By the early 1900s, steam was in and sails were out for commercial seafaring, and James’s son John knew it was time for the family business to shift gears in order to keep up with the times. He built the first Beetle Cat in 1921, after designing it for the children of the Beetle family. In no time, the assembly line was crafting scores of them. “It took off like a house afire,” says current company owner, Bill Womack. “Young people at the Duxbury Yacht Club had a fleet up there as early as 1924.”
The Beetle Cat had numerous selling points that made it a perfect starter boat for children. A wide beam and shallow draft made it difficult to tip but easy to navigate among New England’s sandbars and rocky seabeds. They are entirely wooden and virtually unsinkable. A proclivity for weather helm kept even the most absent-minded children out of too much trouble, and simple rigging made learning easy.

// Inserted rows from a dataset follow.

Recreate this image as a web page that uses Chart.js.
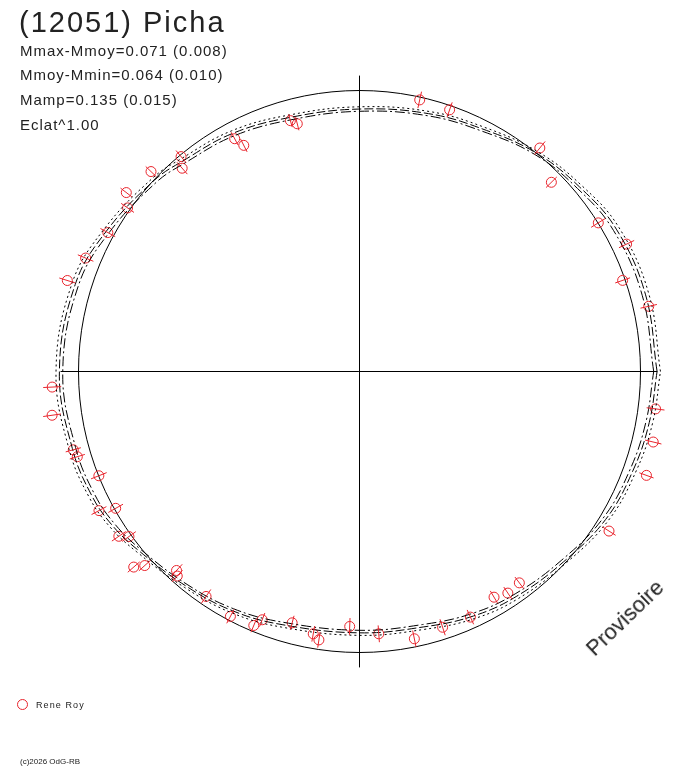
<!DOCTYPE html>
<html>
<head>
<meta charset="utf-8">
<script src="https://cdn.jsdelivr.net/npm/chart.js@4.4.1/dist/chart.umd.min.js"></script>
<style>
body{margin:0;background:#fff;font-family:"Liberation Sans",Arial,sans-serif;color:#222}
#wrap{position:relative;width:688px;height:768px;overflow:hidden}
canvas{position:absolute;left:0;top:0}
.t{position:absolute;white-space:nowrap}
.stat{font-size:15px;line-height:24.7px;letter-spacing:1px}
</style>
</head>
<body>
<div id="wrap">
<canvas id="polar" width="688" height="768"></canvas>
<div class="t" style="left:19px;top:8px;font-size:29px;line-height:29px;letter-spacing:2px">(12051) Picha</div>
<div class="t stat" style="left:20px;top:38.5px">Mmax-Mmoy=0.071 (0.008)<br>Mmoy-Mmin=0.064 (0.010)<br>Mamp=0.135 (0.015)<br>Eclat^1.00</div>
<div class="t" style="left:560px;top:607px;width:130px;height:22px;line-height:22px;font-size:22px;text-align:center;transform:rotate(-44deg)">Provisoire</div>
<div class="t" style="left:17px;top:699px;width:9px;height:9px;border:1px solid #e8242c;border-radius:50%"></div>
<div class="t" style="left:36px;top:700px;font-size:9px;line-height:11px;letter-spacing:1.1px">Rene Roy</div>
<div class="t" style="left:20px;top:757px;font-size:8px;line-height:10px">(c)2026 OdG-RB</div>
</div>
<script>
// measurements: phase angle (deg) and radius (1 = mean magnitude circle)
const phaseDeg = [77.5, 71.0, 51.1, 44.6, 31.9, 25.5, 19.1, 12.7,
  352.8, 346.5, 340.1, 327.4, 307.1, 303.8, 300.8, 294.3, 288.0, 281.6, 274.2,
  267.8, 261.4, 260.0, 255.0, 248.6, 247.4, 242.2, 235.7, 227.4, 228.3, 222.1, 220.9,
  215.6, 214.4, 209.3, 208.1, 201.8, 196.8, 195.3, 188.1, 182.9,
  162.7, 157.5, 151.1, 144.8, 142.5, 136.2, 129.7, 131.1, 118.2, 117.1, 105.4, 104.1];
const radius = [0.990, 0.985, 1.022, 0.959, 1.001, 1.053, 0.991, 1.055,
  1.062, 1.075, 1.086, 1.054, 0.943, 0.949, 0.935, 0.959, 0.957, 0.971, 0.936,
  0.908, 0.966, 0.948, 0.926, 0.949, 0.979, 0.985, 0.969, 0.962, 0.975, 1.030, 1.063,
  1.009, 1.038, 0.995, 1.051, 0.999, 1.049, 1.056, 1.105, 1.095,
  1.089, 1.055, 1.023, 1.010, 1.046, 1.028, 0.994, 0.960, 0.940, 0.904, 0.926, 0.909];
const errBar = [0.030, 0.028, 0.030, 0.027, 0.030, 0.030, 0.028, 0.030,
  0.032, 0.030, 0.027, 0.028, 0.026, 0.026, 0.026, 0.028, 0.030, 0.030, 0.030,
  0.030, 0.028, 0.028, 0.026, 0.026, 0.026, 0.028, 0.030, 0.030, 0.028, 0.028, 0.028,
  0.030, 0.030, 0.030, 0.030, 0.030, 0.028, 0.028, 0.032, 0.032,
  0.030, 0.030, 0.030, 0.028, 0.026, 0.026, 0.028, 0.028, 0.026, 0.026, 0.024, 0.024];

// fitted lightcurve and its envelope, sampled at modelDeg
const modelDeg = [0, 15, 29, 40, 51, 63, 75, 90, 105, 118, 130, 137, 151, 163, 180,
  195, 205, 212, 219, 231, 242, 253, 270, 284, 295, 305, 317, 329, 340, 350];
const modelMid = [1.059, 1.054, 1.045, 1.022, 1.000, 0.968, 0.950, 0.934, 0.937, 0.960, 0.978, 0.998, 1.030, 1.058, 1.068,
  1.058, 1.050, 1.036, 1.012, 0.982, 0.964, 0.942, 0.930, 0.937, 0.960, 0.976, 0.993, 1.022, 1.035, 1.047];
const modelHi = [1.071, 1.066, 1.056, 1.031, 1.007, 0.976, 0.958, 0.942, 0.946, 0.970, 0.988, 1.008, 1.041, 1.070, 1.080,
  1.070, 1.061, 1.046, 1.020, 0.989, 0.972, 0.951, 0.939, 0.946, 0.970, 0.986, 1.002, 1.032, 1.046, 1.059];
const modelLo = [1.047, 1.042, 1.034, 1.013, 0.993, 0.960, 0.942, 0.926, 0.928, 0.950, 0.968, 0.988, 1.019, 1.046, 1.056,
  1.046, 1.039, 1.026, 1.004, 0.975, 0.956, 0.933, 0.921, 0.928, 0.950, 0.966, 0.984, 1.012, 1.024, 1.035];

const RED = '#e8242c';
const INK = '#000';

function toXY(deg, r) {
  const a = deg * Math.PI / 180;
  return {x: r * Math.cos(a), y: r * Math.sin(a)};
}

function curve(rs, dash) {
  const pts = modelDeg.map((d, i) => toXY(d, rs[i]));
  pts.push(pts[0]);
  return {data: pts, showLine: true, borderColor: INK, borderWidth: 1, borderDash: dash,
    pointRadius: 0, tension: 0.4, fill: false};
}

// mean magnitude circle, drawn through the scales
const refCircle = {
  id: 'refCircle',
  beforeDatasetsDraw(chart) {
    const sx = chart.scales.x, sy = chart.scales.y, ctx = chart.ctx;
    const cx = sx.getPixelForValue(0), cy = sy.getPixelForValue(0);
    const r = sx.getPixelForValue(1) - cx;
    ctx.save();
    ctx.strokeStyle = INK;
    ctx.lineWidth = 1;
    ctx.beginPath();
    ctx.arc(cx, cy, r, 0, Math.PI * 2);
    ctx.stroke();
    ctx.restore();
  }
};

// radial error bars
const errorBars = {
  id: 'errorBars',
  afterDatasetsDraw(chart) {
    const sx = chart.scales.x, sy = chart.scales.y, ctx = chart.ctx;
    ctx.save();
    ctx.strokeStyle = RED;
    ctx.lineWidth = 1;
    phaseDeg.forEach((d, i) => {
      const a = toXY(d, radius[i] - errBar[i]);
      const b = toXY(d, radius[i] + errBar[i]);
      ctx.beginPath();
      ctx.moveTo(sx.getPixelForValue(a.x), sy.getPixelForValue(a.y));
      ctx.lineTo(sx.getPixelForValue(b.x), sy.getPixelForValue(b.y));
      ctx.stroke();
    });
    ctx.restore();
  }
};

const points = phaseDeg.map((d, i) => toXY(d, radius[i]));

new Chart(document.getElementById('polar'), {
  type: 'scatter',
  data: {
    datasets: [
      {data: [{x: -1.064, y: 0}, {x: 1.06, y: 0}], showLine: true, borderColor: INK, borderWidth: 1, pointRadius: 0},
      {data: [{x: 0, y: -1.053}, {x: 0, y: 1.053}], showLine: true, borderColor: INK, borderWidth: 1, pointRadius: 0},
      curve(modelHi, [2, 3]),
      curve(modelMid, [9, 3]),
      curve(modelLo, [10, 3, 2, 3]),
      {data: points, pointStyle: 'circle', pointRadius: 5, borderColor: RED,
        backgroundColor: 'rgba(0,0,0,0)', borderWidth: 1}
    ]
  },
  options: {
    responsive: false,
    animation: false,
    events: [],
    layout: {padding: 0, autoPadding: false},
    plugins: {legend: {display: false}, tooltip: {enabled: false}},
    scales: {
      x: {type: 'linear', min: -359.5 / 281, max: 328.5 / 281, display: false},
      y: {type: 'linear', min: -396.5 / 281, max: 371.5 / 281, display: false}
    }
  },
  plugins: [refCircle, errorBars]
});
</script>
</body>
</html>
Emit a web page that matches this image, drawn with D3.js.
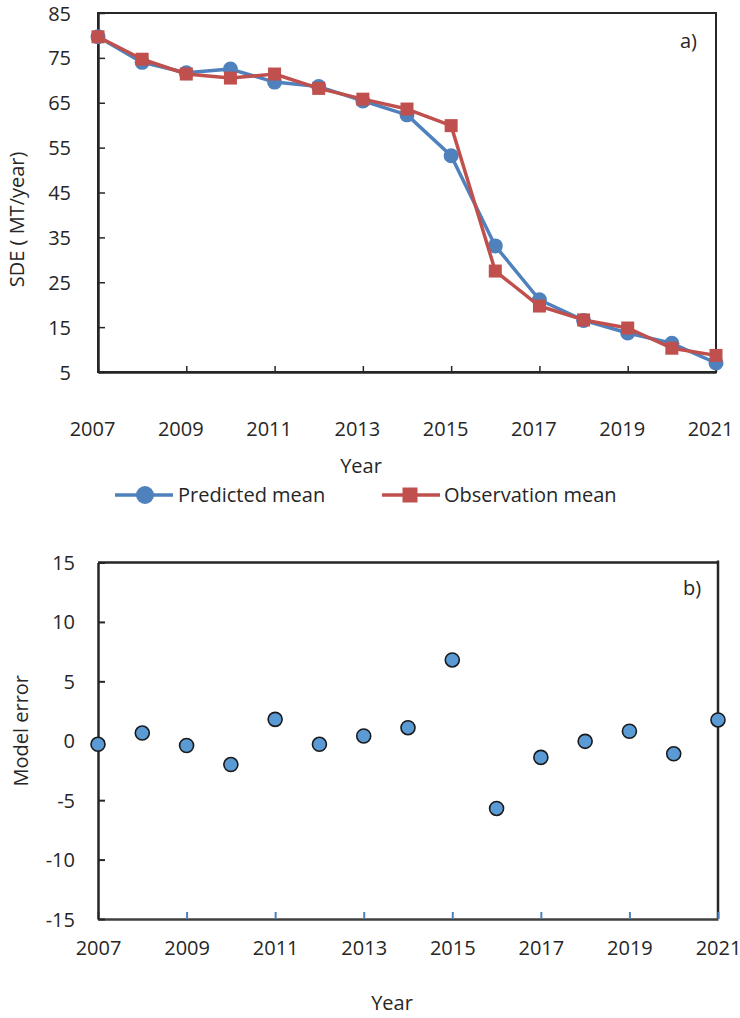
<!DOCTYPE html>
<html>
<head>
<meta charset="utf-8">
<script src="https://cdn.jsdelivr.net/npm/d3@7/dist/d3.min.js"></script>
<style>
  html, body { margin: 0; padding: 0; background: #fff; }
  svg { display: block; }
  text { font-family: "Open Sans", sans-serif; fill: #262626; }
</style>
</head>
<body>
<svg id="chart" width="740" height="1018"></svg>
<script>
// Annual sediment delivery: predicted vs observed means, and the model error
const years = [2007, 2008, 2009, 2010, 2011, 2012, 2013, 2014, 2015, 2016, 2017, 2018, 2019, 2020, 2021];
const predictedMean = [79.7, 74.0, 71.7, 72.5, 69.6, 68.6, 65.4, 62.3, 53.2, 33.1, 21.1, 16.5, 13.7, 11.4, 7.0];
const observationMean = [79.7, 74.7, 71.4, 70.5, 71.4, 68.2, 65.8, 63.6, 59.9, 27.5, 19.7, 16.6, 14.8, 10.3, 8.7];
const modelError = [-0.3, 0.65, -0.4, -2.0, 1.8, -0.3, 0.4, 1.1, 6.8, -5.7, -1.4, -0.05, 0.8, -1.1, 1.75];

const xTicks = [2007, 2009, 2011, 2013, 2015, 2017, 2019, 2021];
const sdeTicks = [5, 15, 25, 35, 45, 55, 65, 75, 85];
const errTicks = [-15, -10, -5, 0, 5, 10, 15];
const seriesNames = ["Predicted mean", "Observation mean"];

const BLUE = "#4f81bd", RED = "#c0504d", POINT = "#5b9bd5", AXIS = "#262626";
const FONT = 20;
const plain = d => String(d); // hyphen-minus, as in the printed labels

const svg = d3.select("#chart");

// ---------- Panel a ----------
const xa = d3.scaleLinear().domain([2007, 2021]).range([98, 716]);
const ya = d3.scaleLinear().domain([5, 85]).range([372, 13]);

const ga = svg.append("g");

// frame
ga.append("rect")
  .attr("x", xa(2007)).attr("y", ya(85))
  .attr("width", xa(2021) - xa(2007)).attr("height", ya(5) - ya(85))
  .attr("fill", "none").attr("stroke", AXIS).attr("stroke-width", 2);

const axA_x = ga.append("g").attr("transform", `translate(0,${ya(5)})`)
  .call(d3.axisBottom(xa).tickValues(xTicks).tickFormat(plain).tickSize(-6).tickSizeOuter(0));
axA_x.select(".domain").attr("stroke", AXIS).attr("stroke-width", 2.5);
axA_x.selectAll(".tick line").attr("stroke", AXIS).attr("stroke-width", 1.5);
axA_x.selectAll(".tick text").attr("y", 64).attr("dy", 0).attr("dx", -6)
  .style("font-size", FONT + "px").style("fill", AXIS);

const axA_y = ga.append("g").attr("transform", `translate(${xa(2007)},0)`)
  .call(d3.axisLeft(ya).tickValues(sdeTicks).tickFormat(plain).tickSize(-7).tickSizeOuter(0).tickPadding(27));
axA_y.select(".domain").attr("stroke", AXIS).attr("stroke-width", 2.5);
axA_y.selectAll(".tick line").attr("stroke", AXIS).attr("stroke-width", 1.5);
axA_y.selectAll(".tick text").attr("dy", "0.35em").style("font-size", FONT + "px").style("fill", AXIS);

ga.append("text").attr("transform", `translate(24,${ya(39)}) rotate(-90)`)
  .attr("text-anchor", "middle").style("font-size", FONT + "px").text("SDE ( MT/year)");

ga.append("text").attr("x", 361).attr("y", 472.5).attr("text-anchor", "middle")
  .style("font-size", FONT + "px").text("Year");

ga.append("text").attr("x", 680).attr("y", 48).style("font-size", FONT + "px").text("a)");

const line = d3.line().x(d => xa(d[0])).y(d => ya(d[1]));
const predPts = years.map((y, i) => [y, predictedMean[i]]);
const obsPts = years.map((y, i) => [y, observationMean[i]]);

ga.append("path").datum(predPts).attr("d", line)
  .attr("fill", "none").attr("stroke", BLUE).attr("stroke-width", 3.5).attr("stroke-linejoin", "round");
ga.selectAll("circle.pred").data(predPts).join("circle").attr("class", "pred")
  .attr("cx", d => xa(d[0])).attr("cy", d => ya(d[1])).attr("r", 7.5).attr("fill", BLUE);

ga.append("path").datum(obsPts).attr("d", line)
  .attr("fill", "none").attr("stroke", RED).attr("stroke-width", 3.5).attr("stroke-linejoin", "round");
const SQ = 13;
ga.selectAll("rect.obs").data(obsPts).join("rect").attr("class", "obs")
  .attr("x", d => xa(d[0]) - SQ / 2).attr("y", d => ya(d[1]) - SQ / 2)
  .attr("width", SQ).attr("height", SQ).attr("fill", RED);

// legend
const lg = svg.append("g");
lg.append("line").attr("x1", 115).attr("x2", 173).attr("y1", 495).attr("y2", 495)
  .attr("stroke", BLUE).attr("stroke-width", 3.5);
lg.append("circle").attr("cx", 145).attr("cy", 495).attr("r", 9).attr("fill", BLUE);
lg.append("text").attr("x", 178).attr("y", 501.5).style("font-size", FONT + "px").text(seriesNames[0]);
lg.append("line").attr("x1", 382).attr("x2", 440).attr("y1", 495).attr("y2", 495)
  .attr("stroke", RED).attr("stroke-width", 3.5);
lg.append("rect").attr("x", 410 - 7.5).attr("y", 495 - 7.5).attr("width", 15).attr("height", 15).attr("fill", RED);
lg.append("text").attr("x", 444).attr("y", 501.5).style("font-size", FONT + "px").text(seriesNames[1]);

// ---------- Panel b ----------
const xb = d3.scaleLinear().domain([2007, 2021]).range([98, 718]);
const yb = d3.scaleLinear().domain([-15, 15]).range([919, 562.5]);
const gb = svg.append("g");

// top and right border
gb.append("path")
  .attr("d", `M${xb(2007)},${yb(15)}H${xb(2021)}M${xb(2021)},${yb(15) - 2}V${yb(-15)}`)
  .attr("fill", "none").attr("stroke", AXIS).attr("stroke-width", 2.5);

const axB_x = gb.append("g").attr("transform", `translate(0,${yb(-15)})`)
  .call(d3.axisBottom(xb).tickValues(xTicks).tickFormat(plain).tickSize(-7).tickSizeOuter(0));
axB_x.select(".domain").attr("stroke", "#404040").attr("stroke-width", 2.5);
axB_x.selectAll(".tick line").attr("stroke", BLUE).attr("stroke-width", 2);
axB_x.selectAll(".tick text").attr("y", 36).attr("dy", 0)
  .style("font-size", FONT + "px").style("fill", AXIS);

const axB_y = gb.append("g").attr("transform", `translate(${xb(2007)},0)`)
  .call(d3.axisLeft(yb).tickValues(errTicks).tickFormat(plain).tickSize(-7).tickSizeOuter(0).tickPadding(23));
axB_y.select(".domain").attr("stroke", AXIS).attr("stroke-width", 2.5);
axB_y.selectAll(".tick line").attr("stroke", AXIS).attr("stroke-width", 2);
axB_y.selectAll(".tick text").attr("dy", "0.35em").style("font-size", FONT + "px").style("fill", AXIS);

gb.append("text").attr("transform", `translate(28,${yb(0) - 10}) rotate(-90)`)
  .attr("text-anchor", "middle").style("font-size", FONT + "px").text("Model error");

gb.append("text").attr("x", 392).attr("y", 1010).attr("text-anchor", "middle")
  .style("font-size", FONT + "px").text("Year");

gb.append("text").attr("x", 683).attr("y", 595).style("font-size", FONT + "px").text("b)");

gb.selectAll("circle.err").data(years.map((y, i) => [y, modelError[i]])).join("circle")
  .attr("class", "err")
  .attr("cx", d => xb(d[0])).attr("cy", d => yb(d[1])).attr("r", 7)
  .attr("fill", POINT).attr("stroke", "#1a1a1a").attr("stroke-width", 1.6);
</script>
</body>
</html>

Upon John’s death in 1928, the business passed to his brother, Charlie. It remained very much a family affair as Charlie hired his son-in-law, John Baumann, as builder and niece, Ruth, as bookkeeper. Both Charlie and John passed in 1936, leaving Ruth in charge. Though a school teacher by trade, she successfully managed the family business and ran the shop until WWII broke out and production was forced to go on hiatus.
After the war, Concordia bought the business from the Beetle family. “The economy was kicking off, and yacht clubs, sailing clubs, youth groups, they all were looking for a boat that they could teach sailing in,” Womack says. “The assembly-line fashion made it so that Concordia was the only company that could produce the number of boats needed for every kid to sail in an identical boat.”
Leo Telesmanick, who’d worked for the Beetle family’s shop since he was 15 in 1930, was put in charge of building the boat at Concordia, and he continued to do so until his retirement in 1983. Ten years later, Concordia sold the rights to Charlie York who built the boats for another ten years before selling the rights to Womack in 2003. “If it survived the past 20 years, it’ll survive the next 100 years. As long as you can find someone to keep building them, they’ll survive,” he says.